New Delhi: The Delhi High Court on Monday reversed the acquittal of Congress leader Sajjan Kumar in a 1984 anti-Sikh riots case and sentenced him to life imprisonment for criminal conspiracy to commit murder.
A bench of justices S Muralidhar and Vinod Goel also convicted Kumar for the offences of abetment, delivering speeches instigating violence against Sikhs and disrupting communal harmony, saying “truth will prevail and justice will be done”.
The court said the life sentence awarded to the Congress leader would be for the “remainder of his life” and directed him to surrender by December 31.
The bench also said Kumar will not leave the city of Delhi from now till December 31.
Sajjan Kumar, 73, was convicted in the killing of five members of a family in Raj Nagar in Delhi on November 1, 1984. He has been asked to surrender by December 31.
At least 3,000 people were killed when mobs led by Congress leaders targeted Sikhs after the assassination of then prime minister Indira Gandhi by her Sikh bodyguards. Jagdish Kaur watched her son being attacked and burnt alive. Nirpreet Kaur’s father was dragged out and set on fire. Both wept as the verdict was announced.
Former Congress councillor Balwan Khokhar, retired naval officer Captain Bhagmal, Girdhari Lal and two others had been held guilty in the case earlier by the trial court.
While acquitting Sajjan Kumar, the trial court had awarded life term to Khokhar, Bhagmal and Lal, and a three-year jail term to two others – former MLA Mahender Yadav and Kishan Khokhar.
The convicts had challenged the trial court’s order in May 2013. The CBI had also filed an appeal, alleging they were engaged in “a planned communal riot” and “religious cleansing”. The agency and the victims had also appealed against the acquittal of Kumar.
Who is Sajjan Kumar?
Sajjan Kumar born on September 23, 1945 in Delhi is a veteran Congress politician active in politics from the late ’70s. He forayed politics through social service and was first elected as councilor of Municipal Corporation Delhi in 1977.
At the age of 35, Kumar was first elected as a Parliamentarian representing Outer Delhi in seventh Lok Sabha in 1980. He was re-elected from the same seat in 1991 and 2004.
The veteran leader has also served as a member in several central committees including Committee on Urban Development and Committee on Members of Parliament Local Area Development Scheme.
According to Parliament’s website, the 77-year-old leader’s favourite pastimes are Gardening, folk music and meditation and has firm faith in Indian cultural values and traditions. The Jat leader has two daughters and a son.

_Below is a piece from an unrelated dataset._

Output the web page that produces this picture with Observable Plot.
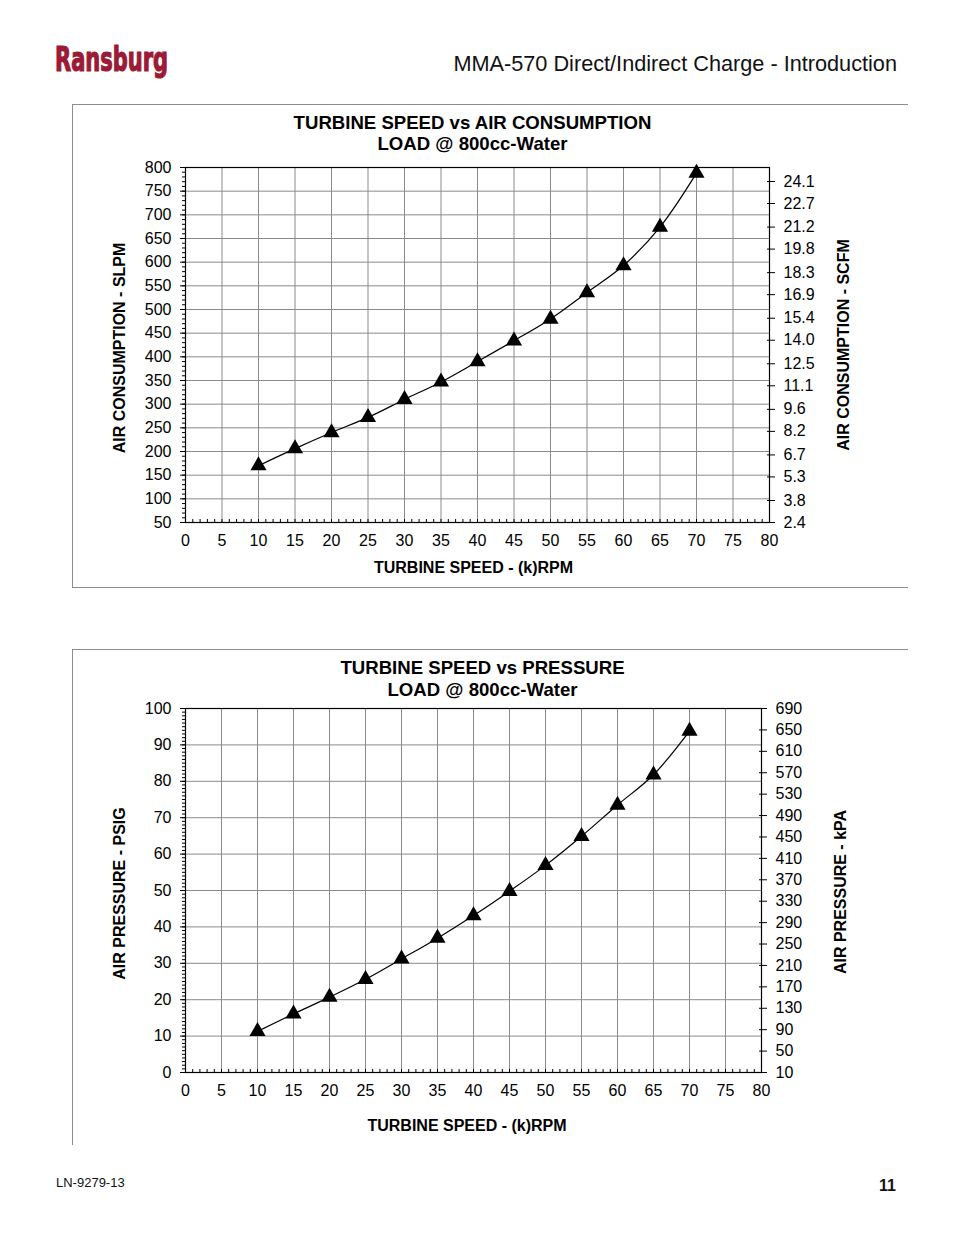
<!DOCTYPE html>
<html><head><meta charset="utf-8">
<script src="https://cdn.jsdelivr.net/npm/d3@7"></script>
<script src="https://cdn.jsdelivr.net/npm/@observablehq/plot@0.6"></script>
<style>
body{margin:0;background:#fff;}
#page{position:relative;width:954px;height:1235px;font-family:"Liberation Sans",Arial,Helvetica,sans-serif;overflow:hidden;}
#page svg{position:absolute;left:0;}
</style></head><body><div id="page"></div>
<script>
// ---- data ----
const speedK = [10,15,20,25,30,35,40,45,50,55,60,65,70];
const airSLPM = [170,206,240,272,310,347,390,434,480,536,593,674,788];
const pressurePSIG = [11.3,16.1,20.7,25.6,31.2,36.9,43.1,49.8,56.9,64.9,73.5,81.8,93.8];
const xTicks = [0,5,10,15,20,25,30,35,40,45,50,55,60,65,70,75,80];
const slpmTicks = [50,100,150,200,250,300,350,400,450,500,550,600,650,700,750,800];
const scfmTicks = [2.4,3.8,5.3,6.7,8.2,9.6,11.1,12.5,14.0,15.4,16.9,18.3,19.8,21.2,22.7,24.1];
const psigTicks = [0,10,20,30,40,50,60,70,80,90,100];
const kpaTicks = [10,50,90,130,170,210,250,290,330,370,410,450,490,530,570,610,650,690];

const font = '"Liberation Sans", Arial, Helvetica, sans-serif';
const gridColor = "#8a8a8a";
const page = document.getElementById("page");

// secondary-axis conversions (as printed on the chart)
const scfmToSlpm = v => 50 + (v - 2.4) * (720.4 / 21.7);
const kpaToPsig = v => (v - 10) / 6.8;

function chart({data, yKey, yDomain, yTicks, yMinor, rightTicks, rightToY, rightFmt,
                height, marginTop, marginBottom, marginRight,
                title1, title2, titleDx, t1dy, t2dy, xLabel, xLabelDx, xLabelDy,
                yLabel, yLabelDx, yLabelDy, rLabel, rLabelDx, rLabelDy}) {
  const rightPos = rightTicks.map(rightToY);
  const rightMap = new Map(rightPos.map((p, i) => [p, rightFmt(rightTicks[i])]));
  const txt = (s, o) => Plot.text([s], {text: d => d, fill: "black", textAnchor: "middle", ...o});
  return Plot.plot({
    width: 954, height, marginTop, marginBottom, marginLeft: 185, marginRight,
    style: {fontFamily: font, fontSize: "16px", background: "transparent", color: "black", overflow: "visible"},
    x: {domain: [0, 80]},
    y: {domain: yDomain},
    marks: [
      Plot.gridX(xTicks.slice(1, -1), {stroke: gridColor, strokeOpacity: 1}),
      Plot.gridY(yTicks.slice(1, -1), {stroke: gridColor, strokeOpacity: 1}),
      Plot.axisX(xTicks, {tickSize: 0, tickPadding: 12, label: null}),
      Plot.axisX(d3.range(0, 81, 1), {tickSize: -3, tickFormat: () => "", label: null}),
      Plot.axisY(yTicks, {tickSize: 5, tickPadding: 9, label: null}),
      Plot.axisY(yMinor, {tickSize: 3, tickFormat: () => "", label: null}),
      Plot.axisY(rightPos, {anchor: "right", tickSize: 5, tickPadding: 9, tickFormat: d => rightMap.get(d), label: null}),
      Plot.axisY(rightPos, {anchor: "right", tickSize: -3, tickFormat: () => "", label: null}),
      Plot.frame({stroke: "black", strokeWidth: 1.2}),
      Plot.line(data, {x: "speed", y: yKey, curve: "catmull-rom", stroke: "black", strokeWidth: 1.2}),
      Plot.dot(data, {x: "speed", y: yKey, symbol: "triangle", r: 6, fill: "black", stroke: "none"}),
      txt(title1, {frameAnchor: "top", dx: titleDx, dy: t1dy, lineAnchor: "bottom", fontWeight: "bold", fontSize: 18.6}),
      txt(title2, {frameAnchor: "top", dx: titleDx, dy: t2dy, lineAnchor: "bottom", fontWeight: "bold", fontSize: 18.6}),
      txt(xLabel, {frameAnchor: "bottom", dx: xLabelDx, dy: xLabelDy, lineAnchor: "bottom", fontWeight: "bold", fontSize: 16}),
      txt(yLabel, {frameAnchor: "left", dx: yLabelDx, dy: yLabelDy, rotate: -90, fontWeight: "bold", fontSize: 16}),
      txt(rLabel, {frameAnchor: "right", dx: rLabelDx, dy: rLabelDy, rotate: -90, fontWeight: "bold", fontSize: 16})
    ]
  });
}

const d1 = speedK.map((s, i) => ({speed: s, slpm: airSLPM[i]}));
const d2 = speedK.map((s, i) => ({speed: s, psig: pressurePSIG[i]}));

const c1 = chart({
  data: d1, yKey: "slpm", yDomain: [50, 800], yTicks: slpmTicks, yMinor: d3.range(50, 801, 10),
  rightTicks: scfmTicks, rightToY: scfmToSlpm, rightFmt: v => v.toFixed(1),
  height: 483, marginTop: 63, marginBottom: 65, marginRight: 185,
  title1: "TURBINE SPEED vs AIR CONSUMPTION", title2: "LOAD @ 800cc-Water", titleDx: -5, t1dy: -39, t2dy: -18,
  xLabel: "TURBINE SPEED - (k)RPM", xLabelDx: -4, xLabelDy: 50,
  yLabel: "AIR CONSUMPTION - SLPM", yLabelDx: -66, yLabelDy: 3,
  rLabel: "AIR CONSUMPTION - SCFM", rLabelDx: 74, rLabelDy: 0
});
c1.style.top = "104px";
page.appendChild(c1);

const c2 = chart({
  data: d2, yKey: "psig", yDomain: [0, 100], yTicks: psigTicks, yMinor: d3.range(0, 101, 1),
  rightTicks: kpaTicks, rightToY: kpaToPsig, rightFmt: v => String(v),
  height: 496, marginTop: 59, marginBottom: 73, marginRight: 193,
  title1: "TURBINE SPEED vs PRESSURE", title2: "LOAD @ 800cc-Water", titleDx: 9, t1dy: -35, t2dy: -13,
  xLabel: "TURBINE SPEED - (k)RPM", xLabelDx: -6.5, xLabelDy: 58,
  yLabel: "AIR PRESSURE - PSIG", yLabelDx: -66, yLabelDy: 3,
  rLabel: "AIR PRESSURE - kPA", rLabelDx: 79, rLabelDy: 1.5
});
c2.style.top = "649px";
page.appendChild(c2);

// ---- page decoration: header, box rules, footer ----
const ns = "http://www.w3.org/2000/svg";
const deco = document.createElementNS(ns, "svg");
deco.setAttribute("width", 954); deco.setAttribute("height", 1235);
deco.style.top = "0px"; deco.style.pointerEvents = "none";
deco.innerHTML = `
  <text x="55" y="70.5" font-family="'Liberation Sans Narrow','Arial Narrow','DejaVu Sans Condensed',sans-serif"
        font-weight="bold" font-size="33" fill="#9b1a36" stroke="#9b1a36" stroke-width="1.2"
        textLength="113" lengthAdjust="spacingAndGlyphs">Ransburg</text>
  <text x="897" y="71" text-anchor="end" font-family='${font}' font-size="21.7" fill="#111">MMA-570 Direct/Indirect Charge - Introduction</text>
  <g stroke="#8c8c8c" stroke-width="1" fill="none">
    <path d="M72,104.5H908"/>
    <path d="M72.5,104V587"/>
    <path d="M72,587.5H908"/>
    <path d="M72,649.5H908"/>
    <path d="M72.5,649V1145"/>
  </g>
  <text x="56" y="1187" font-family='${font}' font-size="13" fill="#111">LN-9279-13</text>
  <text x="896" y="1190.5" text-anchor="end" font-family='${font}' font-size="16" font-weight="bold" fill="#111">11</text>
`;
page.appendChild(deco);
</script>
</body></html>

Sajjan Kumar and 1984 riots: A timeline
After the assassination of former Prime Minister Indira Gandhi on 31 October 1984 by two of her Sikh bodyguards, anti-Sikh riots erupted the following day. The massacre continued in some areas for several days, killing more than 3,000 Sikhs in New Delhi. According to eyewitnesses, Sajjan Kumar had incited the mobs in the national capital to attack and kill members of the Sikh community.
In 2012, the Central Bureau of Court had accused Kumar of inciting mobs against the Sikhs. The investigating agency also stated that the rioters had the “patronage” of Kumar. The CBI prosecutor had told the court that witnesses heard Sajjan Kumar telling the mob that “not a single Sikh should survive”.
However, in April 2013, Karkardooma district court in Delhi had acquitted Kumar even as it had convicted five others in the case. The trial court had reportedly said that Kumar deserved the “benefit of doubt” as key witness Jagdish Kaur did not name him as an accused in her statement given to a panel.
The CBI had challenged the acquittal and the case was transferred to Delhi’s Patiala High Court. In August 2013, the Delhi High Court accepted an appeal filed by the CBI against Kumar’s previous acquittal by a lower court. The CBI had stated that the trial court “erred in acquitting Sajjan Kumar as he had instigated the mob during the riots”.
He was sentenced to life imprisonment by the Delhi High Court on December 17 and asked him to surrender by December 31.